Trump took the event stage while thanking everyone he could find without calling out the dearly departed or shaking hands with invisible people. He laid out his plan to retake America, including the protection of Christianity, reinforced borders, education, and the economy. Thousands of live-streamed comments flooded the field, but one stood out from Carol Orloski in Dayton, Ohio: “Mr. President Trump, I hope you learned that you can’t trust people who hate you. Get people around you who will be your helpers.”

Hello? Can You Hear Me Now?

For the first time in decades, landlines were sorely missed. On February 22, major provider AT&T took a nap, leaving many customers unable to view TikTok, call 911, swipe left or right, or do much of anything on their cell phones. Panic emanating from work desktops freaked out the masses, and conspiracy theories were born.
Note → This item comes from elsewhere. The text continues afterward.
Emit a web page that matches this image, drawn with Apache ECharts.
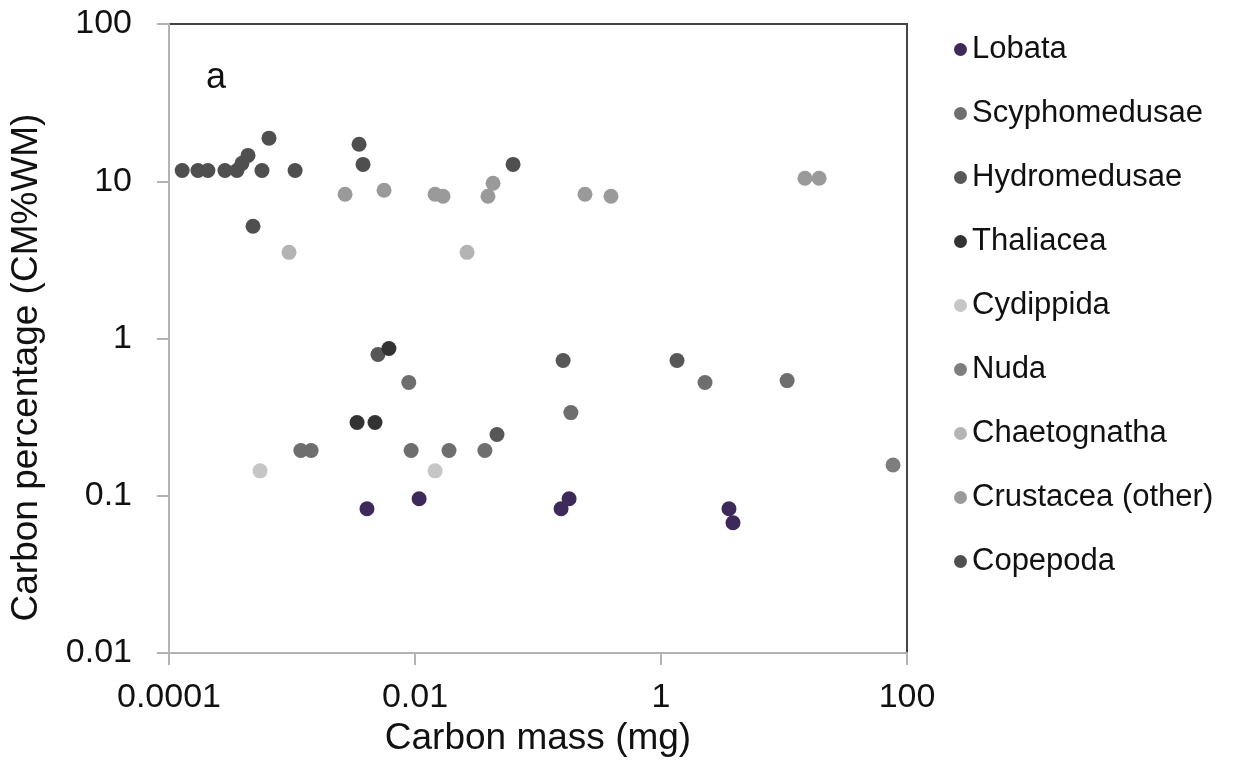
<!DOCTYPE html>
<html>
<head>
<meta charset="utf-8">
<script src="https://cdn.jsdelivr.net/npm/echarts@6/dist/echarts.min.js"></script>
<style>
  html, body { margin: 0; padding: 0; background: #fff; }
  #chart { width: 1234px; height: 778px; }
</style>
</head>
<body>
<div id="chart"></div>
<script>
// tick labels
const xTicks = ['0.0001', '0.01', '1', '100'];
const yTicks = ['0.01', '0.1', '1', '10', '100'];

const groups = ['Lobata', 'Scyphomedusae', 'Hydromedusae', 'Thaliacea', 'Cydippida',
  'Nuda', 'Chaetognatha', 'Crustacea (other)', 'Copepoda'];

// [carbon mass (mg), carbon % of wet mass]
const lobata = [[0.00407, 0.0826], [0.0108, 0.0957], [0.154, 0.0826], [0.179, 0.0957],
  [3.57, 0.0826], [3.85, 0.0673]];
const scyphomedusae = [[0.0089, 0.525], [2.28, 0.525], [10.6, 0.54], [0.185, 0.338],
  [0.00118, 0.194], [0.00143, 0.194], [0.0093, 0.194], [0.0189, 0.194], [0.037, 0.194]];
const hydromedusae = [[0.005, 0.791], [0.16, 0.724], [1.35, 0.724], [0.0464, 0.245]];
const thaliacea = [[0.00614, 0.863], [0.00338, 0.292], [0.00473, 0.292]];
const cydippida = [[0.00055, 0.144], [0.01456, 0.144]];
const nuda = [[77, 0.157]];
const chaetognatha = [[0.000946, 3.53], [0.0265, 3.53]];
const crustacea = [[0.0027, 8.26], [0.0056, 8.76], [0.01456, 8.26], [0.0169, 8.02],
  [0.0392, 8.02], [0.0431, 9.71], [0.241, 8.26], [0.392, 8.02], [14.8, 10.45], [19.3, 10.45]];
const copepoda = [[0.000128, 11.7], [0.000172, 11.7], [0.000207, 11.7], [0.000285, 11.7],
  [0.000357, 11.7], [0.000392, 13.0], [0.000439, 14.6], [0.00057, 11.7], [0.00065, 18.8],
  [0.00106, 11.7], [0.00351, 17.2], [0.00378, 12.8], [0.0627, 12.8], [0.000482, 5.17]];

const values = [lobata, scyphomedusae, hydromedusae, thaliacea, cydippida,
  nuda, chaetognatha, crustacea, copepoda];
const colors = ['#3e2a5a', '#6e6e6e', '#575757', '#333333', '#c6c6c6',
  '#7e7e7e', '#b4b4b4', '#9a9a9a', '#4f4f4f'];

const font = 'Liberation Sans, Arial, sans-serif';
const axisGray = '#b3b3b3';

const tickLabel = (labels) => (v) => {
  const e = Math.round(Math.log10(v));
  const hit = labels.find(l => Math.round(Math.log10(parseFloat(l))) === e);
  return hit || '';
};

let myChart = echarts.init(document.getElementById('chart'));
myChart.setOption({
  animation: false,
  title: {
    text: 'a',
    left: 201,
    top: 55,
    textStyle: { fontFamily: font, fontSize: 36, fontWeight: 'normal', color: '#111' }
  },
  legend: {
    orient: 'vertical',
    left: 949,
    top: 29,
    icon: 'circle',
    itemWidth: 13,
    itemHeight: 13,
    itemGap: 33,
    selectedMode: false,
    data: groups,
    textStyle: { fontFamily: font, fontSize: 31, color: '#111' }
  },
  grid: {
    left: 169,
    right: 327,
    top: 24,
    bottom: 125,
    show: true,
    borderColor: '#444',
    borderWidth: 2
  },
  xAxis: {
    type: 'log',
    logBase: 10,
    min: 0.0001,
    max: 100,
    interval: 2,
    name: 'Carbon mass (mg)',
    nameLocation: 'middle',
    nameGap: 64,
    nameTextStyle: { fontFamily: font, fontSize: 37, color: '#111' },
    axisLine: { lineStyle: { color: axisGray, width: 2 } },
    axisTick: { show: true, length: 12, lineStyle: { color: axisGray, width: 2 } },
    minorTick: { show: false },
    splitLine: { show: false },
    axisLabel: {
      margin: 28,
      fontFamily: font,
      fontSize: 34,
      color: '#111',
      formatter: tickLabel(xTicks)
    }
  },
  yAxis: {
    type: 'log',
    logBase: 10,
    min: 0.01,
    max: 100,
    interval: 1,
    name: 'Carbon percentage (CM%WM)',
    nameLocation: 'middle',
    nameGap: 124,
    nameTextStyle: { fontFamily: font, fontSize: 37, color: '#111', padding: [0, 58, 0, 0] },
    axisLine: { lineStyle: { color: axisGray, width: 2 } },
    axisTick: { show: true, length: 12, lineStyle: { color: axisGray, width: 2 } },
    splitLine: { show: false },
    axisLabel: {
      margin: 37,
      fontFamily: font,
      fontSize: 34,
      color: '#111',
      formatter: tickLabel(yTicks)
    }
  },
  series: groups.map((name, i) => ({
    name,
    type: 'scatter',
    symbol: 'circle',
    symbolSize: 15,
    data: values[i],
    itemStyle: { color: colors[i], opacity: 1 }
  }))
});
</script>
</body>
</html>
The disruption at AT&T was probably (no one is being definitive) caused by “the application & execution of an incorrect process” during routine upgrades.

The Federal Communications Commission also rushed to assure folks that America was not under attack by the Red Scourge: “We are aware of the reported wireless outages, and our Public Safety and Homeland Security Bureau is actively investigating. We are in touch with AT&T, public safety authorities, including FirstNet, as well as other providers.” The FBI also saw a way to be in the news again and had a spokesperson relaying how they would stop the bad guys – in government speak, of course: “Should we learn of any malicious activity we will respond accordingly.”

Bill Rhew down in Georgia did not buy the massive response obviously intended to make folks feel safe: “It is impossible for me to believe anything that I read, hear or see now. Yesterday, I read that it was a cyber-attack, then it was sunspots and now it was said to be caused by an ‘incorrect process.’ I might as well ask my cats what they think happened.” It might not surprise readers that a lot of folks think cats are more honest than our government.

But then along came Ray Brown in Kokomo, Indiana, and he went there: “You really think that Citizens of the United States believe that this was not a cyber-attack? Do you really think that we are stupid? AT&T, you have to learn reality and not cover up acts.” Yeah, he wasn’t done, and he got the whole thread looking over their collective shoulders with this statement: “Also, on a similar subject, what about the balloon floating close to our farmland?” Everyone went down that rabbit hole in Kokomo.

Obama Gen 2

Former first daughter Malia Obama decided to change her professional name, and everyone on the left and right lost their minds. The announcement came after her red-carpet debut as a director at the Sundance Film Festival for the short film titled The Heart. She now goes by Malia Ann. And no one knows why. “The movie got crap reviews,” wrote Joyce Jensen Laws in Houston, Texas. “She never would have made it this far without the Obama name.”

In Champaign, Illinois, Nicole Proch had to ask: “I’m confused. If she’s announcing her stage name so people know it’s her, what is the point of a stage name?” And therein lies the rub.